__AIM__: Write out the data again exactly, skipping every picture.
☆ ☆ ☆
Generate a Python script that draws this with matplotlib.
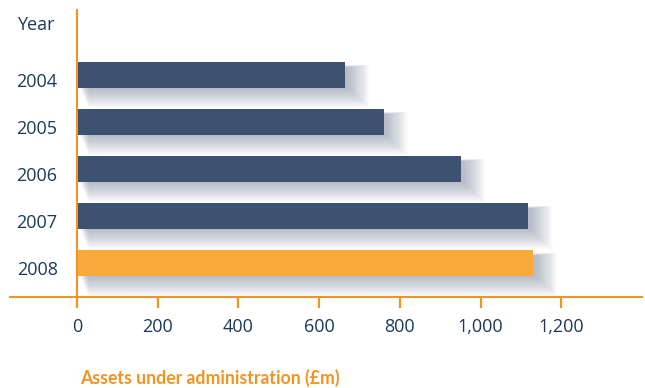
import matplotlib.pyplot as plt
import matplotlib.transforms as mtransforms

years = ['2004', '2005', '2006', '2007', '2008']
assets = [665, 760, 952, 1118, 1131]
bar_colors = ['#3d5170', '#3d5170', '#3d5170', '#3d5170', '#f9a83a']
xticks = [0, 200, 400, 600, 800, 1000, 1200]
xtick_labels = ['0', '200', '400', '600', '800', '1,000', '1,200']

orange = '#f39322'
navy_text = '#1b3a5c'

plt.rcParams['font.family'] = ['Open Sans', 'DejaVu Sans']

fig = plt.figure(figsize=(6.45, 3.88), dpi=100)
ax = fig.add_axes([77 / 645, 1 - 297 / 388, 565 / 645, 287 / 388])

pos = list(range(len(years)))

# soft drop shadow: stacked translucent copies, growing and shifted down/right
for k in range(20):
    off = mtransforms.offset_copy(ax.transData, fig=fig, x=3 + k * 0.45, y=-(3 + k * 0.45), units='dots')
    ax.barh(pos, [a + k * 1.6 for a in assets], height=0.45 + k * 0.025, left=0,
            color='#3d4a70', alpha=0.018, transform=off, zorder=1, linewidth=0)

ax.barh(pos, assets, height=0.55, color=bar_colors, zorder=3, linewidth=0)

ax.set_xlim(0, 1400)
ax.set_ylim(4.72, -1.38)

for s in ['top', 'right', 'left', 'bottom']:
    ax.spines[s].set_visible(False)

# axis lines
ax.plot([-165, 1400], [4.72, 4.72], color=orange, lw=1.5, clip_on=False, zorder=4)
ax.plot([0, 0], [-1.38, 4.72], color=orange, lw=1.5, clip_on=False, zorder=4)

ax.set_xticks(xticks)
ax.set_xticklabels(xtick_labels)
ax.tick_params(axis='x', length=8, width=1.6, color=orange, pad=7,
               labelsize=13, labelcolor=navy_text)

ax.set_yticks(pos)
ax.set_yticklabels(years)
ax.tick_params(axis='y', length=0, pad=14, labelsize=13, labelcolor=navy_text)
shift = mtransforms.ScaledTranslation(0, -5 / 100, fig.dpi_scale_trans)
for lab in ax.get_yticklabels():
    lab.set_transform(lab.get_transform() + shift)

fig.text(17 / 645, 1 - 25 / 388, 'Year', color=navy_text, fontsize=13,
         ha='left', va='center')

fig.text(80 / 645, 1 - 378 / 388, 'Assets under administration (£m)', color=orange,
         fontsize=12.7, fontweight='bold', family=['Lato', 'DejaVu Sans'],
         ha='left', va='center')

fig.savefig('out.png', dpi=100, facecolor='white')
☆ ☆ ☆
__COMPLETED TASK__:
Generate a Python script that draws this with matplotlib.
import matplotlib.pyplot as plt
import matplotlib.transforms as mtransforms

years = ['2004', '2005', '2006', '2007', '2008']
assets = [665, 760, 952, 1118, 1131]
bar_colors = ['#3d5170', '#3d5170', '#3d5170', '#3d5170', '#f9a83a']
xticks = [0, 200, 400, 600, 800, 1000, 1200]
xtick_labels = ['0', '200', '400', '600', '800', '1,000', '1,200']

orange = '#f39322'
navy_text = '#1b3a5c'

plt.rcParams['font.family'] = ['Open Sans', 'DejaVu Sans']

fig = plt.figure(figsize=(6.45, 3.88), dpi=100)
ax = fig.add_axes([77 / 645, 1 - 297 / 388, 565 / 645, 287 / 388])

pos = list(range(len(years)))

# soft drop shadow: stacked translucent copies, growing and shifted down/right
for k in range(20):
    off = mtransforms.offset_copy(ax.transData, fig=fig, x=3 + k * 0.45, y=-(3 + k * 0.45), units='dots')
    ax.barh(pos, [a + k * 1.6 for a in assets], height=0.45 + k * 0.025, left=0,
            color='#3d4a70', alpha=0.018, transform=off, zorder=1, linewidth=0)

ax.barh(pos, assets, height=0.55, color=bar_colors, zorder=3, linewidth=0)

ax.set_xlim(0, 1400)
ax.set_ylim(4.72, -1.38)

for s in ['top', 'right', 'left', 'bottom']:
    ax.spines[s].set_visible(False)

# axis lines
ax.plot([-165, 1400], [4.72, 4.72], color=orange, lw=1.5, clip_on=False, zorder=4)
ax.plot([0, 0], [-1.38, 4.72], color=orange, lw=1.5, clip_on=False, zorder=4)

ax.set_xticks(xticks)
ax.set_xticklabels(xtick_labels)
ax.tick_params(axis='x', length=8, width=1.6, color=orange, pad=7,
               labelsize=13, labelcolor=navy_text)

ax.set_yticks(pos)
ax.set_yticklabels(years)
ax.tick_params(axis='y', length=0, pad=14, labelsize=13, labelcolor=navy_text)
shift = mtransforms.ScaledTranslation(0, -5 / 100, fig.dpi_scale_trans)
for lab in ax.get_yticklabels():
    lab.set_transform(lab.get_transform() + shift)

fig.text(17 / 645, 1 - 25 / 388, 'Year', color=navy_text, fontsize=13,
         ha='left', va='center')

fig.text(80 / 645, 1 - 378 / 388, 'Assets under administration (£m)', color=orange,
         fontsize=12.7, fontweight='bold', family=['Lato', 'DejaVu Sans'],
         ha='left', va='center')

fig.savefig('out.png', dpi=100, facecolor='white')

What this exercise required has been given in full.